# Supplied material:
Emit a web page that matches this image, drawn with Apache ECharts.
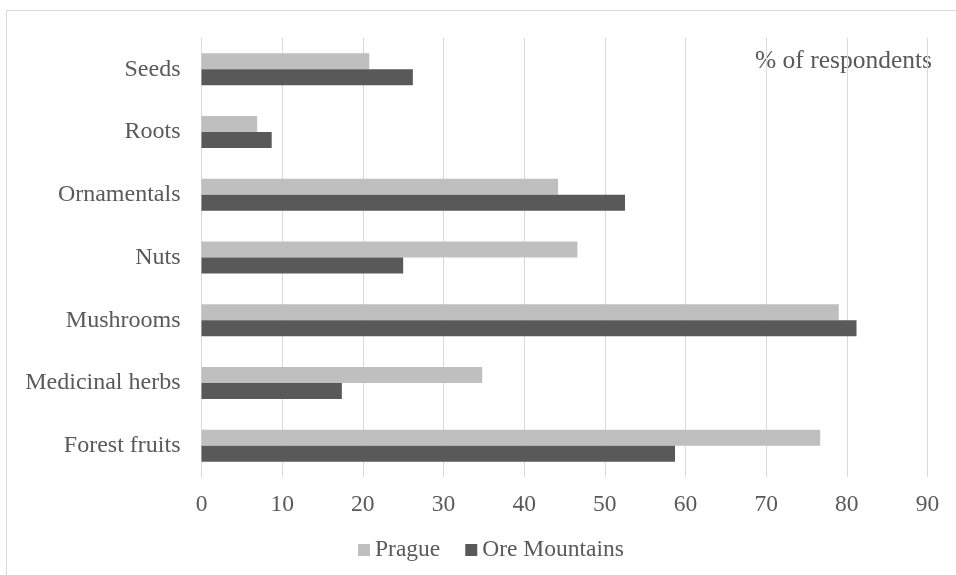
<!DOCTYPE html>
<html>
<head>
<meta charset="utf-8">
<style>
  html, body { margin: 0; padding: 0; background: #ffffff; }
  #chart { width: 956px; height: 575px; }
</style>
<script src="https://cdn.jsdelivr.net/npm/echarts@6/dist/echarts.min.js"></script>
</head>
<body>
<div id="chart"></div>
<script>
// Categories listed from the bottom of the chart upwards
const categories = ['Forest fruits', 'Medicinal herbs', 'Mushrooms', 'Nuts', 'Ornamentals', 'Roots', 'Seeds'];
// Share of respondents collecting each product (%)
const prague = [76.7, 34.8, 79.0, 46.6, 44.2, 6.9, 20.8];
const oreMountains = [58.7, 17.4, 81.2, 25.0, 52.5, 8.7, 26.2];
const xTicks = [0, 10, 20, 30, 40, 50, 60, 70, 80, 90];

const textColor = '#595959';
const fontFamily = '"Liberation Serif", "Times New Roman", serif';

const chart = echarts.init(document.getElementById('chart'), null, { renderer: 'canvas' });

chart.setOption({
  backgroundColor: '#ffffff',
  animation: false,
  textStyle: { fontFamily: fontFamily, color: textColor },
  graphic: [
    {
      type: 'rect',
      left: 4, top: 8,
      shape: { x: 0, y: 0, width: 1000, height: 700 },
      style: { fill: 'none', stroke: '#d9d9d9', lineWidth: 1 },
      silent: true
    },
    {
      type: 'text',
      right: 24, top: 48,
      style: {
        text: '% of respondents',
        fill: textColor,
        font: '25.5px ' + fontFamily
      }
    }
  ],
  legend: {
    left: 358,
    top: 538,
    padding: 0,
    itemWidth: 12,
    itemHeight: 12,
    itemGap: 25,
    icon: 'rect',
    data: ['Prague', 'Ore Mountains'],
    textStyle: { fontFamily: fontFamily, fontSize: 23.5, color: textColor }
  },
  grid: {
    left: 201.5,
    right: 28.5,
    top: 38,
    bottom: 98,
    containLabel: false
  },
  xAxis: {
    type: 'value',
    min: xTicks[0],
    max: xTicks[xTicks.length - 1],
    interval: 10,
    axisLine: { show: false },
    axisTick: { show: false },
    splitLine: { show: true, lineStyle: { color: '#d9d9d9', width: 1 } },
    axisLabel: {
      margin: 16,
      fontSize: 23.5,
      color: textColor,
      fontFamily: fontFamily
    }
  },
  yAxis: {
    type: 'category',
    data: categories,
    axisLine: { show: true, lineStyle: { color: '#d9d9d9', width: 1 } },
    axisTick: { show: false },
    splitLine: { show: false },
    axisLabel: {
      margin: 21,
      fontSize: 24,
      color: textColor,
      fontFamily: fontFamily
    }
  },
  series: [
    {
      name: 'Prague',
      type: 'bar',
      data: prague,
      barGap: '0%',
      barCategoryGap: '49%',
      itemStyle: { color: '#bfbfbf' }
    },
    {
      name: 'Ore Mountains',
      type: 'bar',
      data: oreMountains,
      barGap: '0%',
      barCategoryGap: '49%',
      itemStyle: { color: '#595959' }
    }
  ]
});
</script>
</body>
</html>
--
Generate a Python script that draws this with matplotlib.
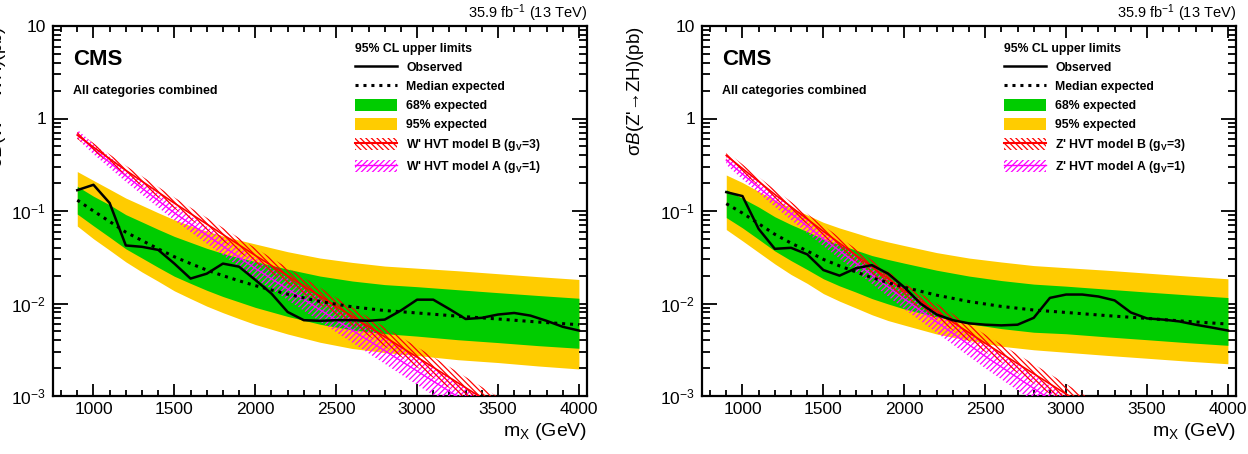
==
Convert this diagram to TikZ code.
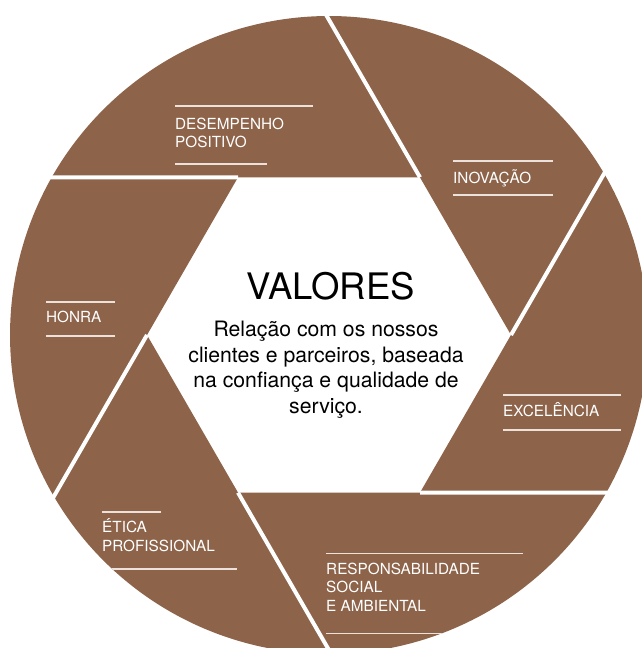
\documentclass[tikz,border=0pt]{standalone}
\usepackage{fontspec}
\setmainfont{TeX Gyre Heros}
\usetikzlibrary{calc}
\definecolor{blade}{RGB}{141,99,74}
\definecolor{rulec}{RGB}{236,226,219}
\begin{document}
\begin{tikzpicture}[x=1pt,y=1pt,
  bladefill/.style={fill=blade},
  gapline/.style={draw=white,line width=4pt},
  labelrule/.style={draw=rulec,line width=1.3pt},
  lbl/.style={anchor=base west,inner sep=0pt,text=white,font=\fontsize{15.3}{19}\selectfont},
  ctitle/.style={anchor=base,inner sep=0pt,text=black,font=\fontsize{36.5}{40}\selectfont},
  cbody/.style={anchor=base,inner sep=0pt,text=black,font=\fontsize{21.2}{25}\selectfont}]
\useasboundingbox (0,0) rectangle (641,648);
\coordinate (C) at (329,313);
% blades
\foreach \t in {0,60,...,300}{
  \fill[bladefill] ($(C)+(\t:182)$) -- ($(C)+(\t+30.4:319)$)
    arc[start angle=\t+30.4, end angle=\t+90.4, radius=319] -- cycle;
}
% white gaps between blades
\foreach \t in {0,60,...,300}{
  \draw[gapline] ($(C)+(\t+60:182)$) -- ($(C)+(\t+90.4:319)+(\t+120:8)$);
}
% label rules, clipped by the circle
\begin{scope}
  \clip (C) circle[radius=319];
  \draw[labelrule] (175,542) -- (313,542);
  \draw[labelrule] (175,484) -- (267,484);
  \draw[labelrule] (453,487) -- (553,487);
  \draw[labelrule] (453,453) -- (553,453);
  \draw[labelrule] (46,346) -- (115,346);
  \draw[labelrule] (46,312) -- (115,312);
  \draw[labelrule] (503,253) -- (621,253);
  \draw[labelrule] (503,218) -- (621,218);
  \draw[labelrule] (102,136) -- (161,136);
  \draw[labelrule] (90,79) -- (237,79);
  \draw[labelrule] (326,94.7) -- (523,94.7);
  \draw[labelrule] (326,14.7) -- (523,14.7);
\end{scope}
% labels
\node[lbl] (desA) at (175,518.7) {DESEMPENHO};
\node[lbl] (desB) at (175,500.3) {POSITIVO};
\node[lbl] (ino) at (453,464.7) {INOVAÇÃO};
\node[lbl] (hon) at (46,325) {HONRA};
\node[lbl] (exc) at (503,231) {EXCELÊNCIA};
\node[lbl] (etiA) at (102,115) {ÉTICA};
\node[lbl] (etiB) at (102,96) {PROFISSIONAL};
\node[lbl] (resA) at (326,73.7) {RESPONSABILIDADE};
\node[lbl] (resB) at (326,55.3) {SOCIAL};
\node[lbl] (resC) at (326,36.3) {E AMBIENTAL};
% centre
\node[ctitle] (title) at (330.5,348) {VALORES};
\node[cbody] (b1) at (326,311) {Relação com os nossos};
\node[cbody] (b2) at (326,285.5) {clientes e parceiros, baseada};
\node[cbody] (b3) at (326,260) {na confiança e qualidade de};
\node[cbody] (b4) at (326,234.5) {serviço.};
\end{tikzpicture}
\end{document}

# What to do:
Look through the entries above for the word "this". Copy every line where it shows up.

# The result:
Emit a web page that matches this image, drawn with Apache ECharts.
Generate a Python script that draws this with matplotlib.
Convert this diagram to TikZ code.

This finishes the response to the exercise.